Charlie cittadino Usa: messaggio importante

Martedì, negli Stati Uniti, è arrivato il via libera da una commissione della Camera per concedere la residenza permanente a Charlie Gard e ai suoi genitori Chris e Connie, nella speranza che questa mossa sia il preludio a un eventuale trasferimento per provare il trattamento sperimentale. La proposta è passata all’unanimità, con la votazione di un emendamento presentato dalla repubblicana Jaime Herrera Beutler nell’ambito di un progetto di legge più vasto su immigrazione e sicurezza nazionale. Si tratta perciò solo di un passaggio preliminare, che per diventare effettivo necessiterà dell’approvazione sia dell’aula della Camera che del Senato. Se il progetto di legge contenente l’emendamento della Beutler dovesse passare, Charlie e i suoi genitori potranno acquisire appunto lo status di residenti permanenti e ottenere perciò la cosiddetta green card, che è rinnovabile dopo dieci anni e dà il diritto di risiedere e lavorare negli Usa (con qualche limitazione, legata a ragioni di sicurezza, per alcuni tipi di lavoro).

Non è stata quindi concessa la cittadinanza, come alcuni giornali hanno erroneamente riportato, perché prima bisogna ottenere la green card e poi devono passare almeno cinque anni affinché uno straniero, che vive in modo permanente negli Stati Uniti, possa fare richiesta per diventare cittadino americano. E, giova ripeterlo, siamo ancora nella fase precedente all’approvazione da parte dei due rami del Congresso, mentre parte della stampa britannica e – a ruota – quella italiana aveva creduto che la proposta favorevole alla famiglia Gard fosse già legge, probabilmente perché tratta in inganno da un tweet del repubblicano Jeff Fortenberry in cui non si specificava il passaggio in commissione.

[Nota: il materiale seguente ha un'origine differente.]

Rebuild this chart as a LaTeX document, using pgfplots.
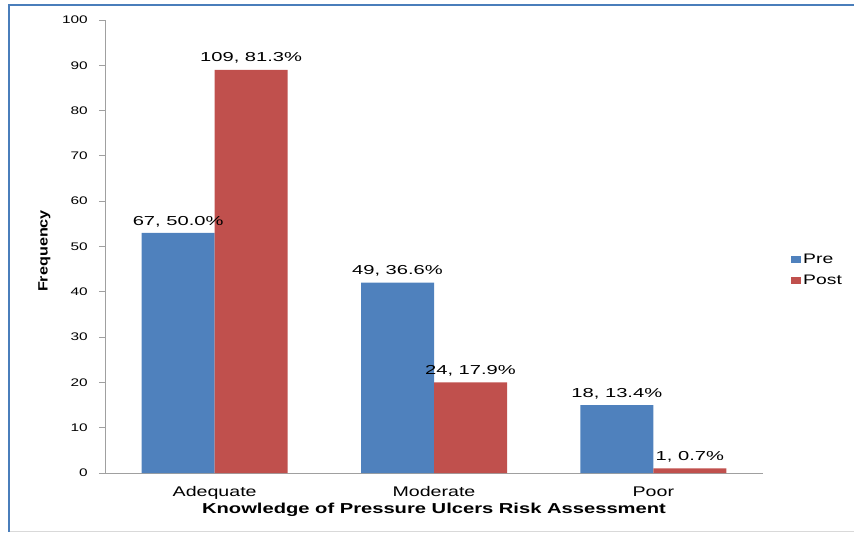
\documentclass[border=0pt]{standalone}
\usepackage{pgfplots}
\pgfplotsset{compat=1.18}
\usepackage{pgfplotstable}
\usepackage{graphicx}
\usepackage{fontspec}
\setmainfont{Liberation Sans}

\definecolor{preblue}{HTML}{4F81BD}
\definecolor{postred}{HTML}{C0504D}
\definecolor{frameblue}{HTML}{4A7EBB}
\definecolor{axisgray}{HTML}{A0A0A0}

% text in this chart is set slightly extended
\newcommand\wide[1]{\scalebox{1.4}[1]{#1}}
\newcommand\widelabel[1]{\scalebox{1.55}[1]{#1}}

% cat: category index, h: bar height, n: count, p: percentage
\pgfplotstableread{
cat h n p
0 53 67 50.0
1 42 49 36.6
2 15 18 13.4
}\pretable
\pgfplotstableread{
cat h n p
0 89 109 81.3
1 20 24 17.9
2 1 1 0.7
}\posttable

\begin{document}
\begin{tikzpicture}[x=1pt,y=1pt]
\path[use as bounding box] (0,0) rectangle (854,533);
\draw[line width=2pt, frameblue] (8.5,1.5) -- (8.5,528) -- (854,528);
\draw[line width=1pt, black!15] (9.5,1.5) -- (854,1.5);
\begin{axis}[
  at={(105pt,60pt)}, anchor=south west,
  scale only axis, width=658pt, height=453pt,
  xmin=-0.5, xmax=2.5, ymin=0, ymax=100,
  ybar=0pt, bar width=73pt,
  axis lines=left,
  axis line style={-, axisgray, line width=0.8pt},
  tick align=outside,
  major tick length=6pt,
  y tick style={axisgray, line width=0.8pt},
  x tick style={draw=none},
  ytick={0,10,...,100},
  yticklabel={\wide{\pgfmathprintnumber[assume math mode=true]{\tick}}},
  y tick label style={font=\fontsize{11}{12}\selectfont, anchor=east, inner sep=0pt, xshift=-11pt},
  xtick={0,1,2},
  xticklabels={\wide{Adequate},\wide{Moderate},\wide{Poor}},
  x tick label style={font=\fontsize{14}{16}\selectfont, anchor=base, inner sep=0pt, yshift=-17pt},
  xlabel={\wide{\bfseries Knowledge of Pressure Ulcers Risk Assessment}},
  xlabel style={font=\fontsize{14.4}{16}\selectfont, at={(axis description cs:0.5,-0.0817)}, anchor=center},
  ylabel={\scalebox{1.2}[1]{\bfseries Frequency}},
  ylabel style={font=\fontsize{13.5}{15}\selectfont, at={(axis description cs:-0.092,0.49)}, anchor=center},
  visualization depends on={\thisrow{n}\as\cnt},
  visualization depends on={\thisrow{p}\as\pct},
  nodes near coords={\widelabel{\pgfmathprintnumber[fixed, precision=0, assume math mode=true]{\cnt},
    \pgfmathprintnumber[fixed, fixed zerofill, precision=1, assume math mode=true]{\pct}\%}},
  nodes near coords style={font=\fontsize{13}{15}\selectfont, anchor=south, inner sep=0pt, yshift=6pt, black},
  legend style={at={(axis description cs:1.0426,0.449)}, anchor=west, draw=none, fill=none,
    inner sep=0pt, row sep=6pt, font=\fontsize{13.8}{15}\selectfont},
  legend cell align=left,
]
\addplot[fill=preblue, draw=none,
  legend image code/.code={\fill[preblue] (0pt,-3.5pt) rectangle (10pt,3.5pt);}]
  table[x=cat, y=h] {\pretable};
\addlegendentry{\wide{Pre}}
\addplot[fill=postred, draw=none,
  legend image code/.code={\fill[postred] (0pt,-3.5pt) rectangle (10pt,3.5pt);}]
  table[x=cat, y=h] {\posttable};
\addlegendentry{\wide{Post}}
\end{axis}
\end{tikzpicture}
\end{document}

Detto questo, dagli Usa è arrivato un segnale politico importante e va detto che l’emendamento della Beutler non è stato l’unico atto a difesa di Charlie, visto che nei giorni scorsi altri membri del partito repubblicano hanno presentato progetti di legge indipendenti con lo stesso fine, oltre a una risoluzione con cui si incoraggiano i tribunali del Regno Unito a rispettare la libertà di cura del piccolo di undici mesi. Chiaramente, per quanto da mesi si stia commettendo un’enorme ingiustizia nei confronti di Charlie e dei suoi genitori, la concessione della green card in sé non sbloccherebbe la situazione, poiché per liberare il bambino dal Great Ormond Street Hospital e consentirgli di provare il trattamento sperimentale negli Stati Uniti o altrove rimane decisivo il ruolo delle corti britanniche. Così ha spiegato il giudice Nicholas Francis nell’udienza di venerdì 14, chiarendo che avrebbe accolto con favore ogni accordo tra le parti ma rivendicando che per il trasferimento di Charlie serve una sua autorizzazione. Al di là delle differenti interpretazioni legali, è ovvio che il benestare al trasferimento potrebbe arrivare molto più facilmente se il Gosh abbandonasse la sua richiesta oltranzista di staccare il supporto vitale, che ha di fatto avviato la battaglia giudiziaria contro i genitori.

Il segnale proveniente dagli Stati Uniti, che fa seguito all’offerta del dottor Michio Hirano di curare Charlie e alla stessa disponibilità del presidente Trump a fare il possibile per aiutarlo, serve comunque a mantenere alta l’attenzione sulla vicenda e potrebbe facilitare un accordo in direzione del suo vero miglior interesse, ossia vivere. Come ha spiegato la Beutler, l’emendamento “è per mandare un messaggio. Se il Regno Unito dovesse decidere di liberare questo bambino, noi lo accoglieremmo a braccia aperte. Questo emendamento velocizzerebbe il processo, darebbe un taglio alla burocrazia, e faciliterebbe Charlie a ricevere il trattamento sperimentale negli Usa che i suoi genitori e gli specialisti credono valga la pena provare”.

Nel frattempo, il Daily Mail ha rivelato che l’incontro con l’esperto del Bambin Gesù e Hirano non ha convinto i dottori del Gosh a cambiare idea. Connie e Chris hanno diffuso una foto, scattata venerdì, in cui Charlie sembra guardare verso un giocattolo, un fatto che secondo i genitori smentirebbe quanto sostenuto fin qui dai medici sulla cecità del bambino e che è uno degli assunti, assieme al danno cerebrale e alla presunta sordità, su cui si basa la richiesta di staccare la spina. Anche se così fosse, non sarebbe certo una giustificazione valida per porre fine a una vita umana. Insomma, la battaglia di Charlie continua.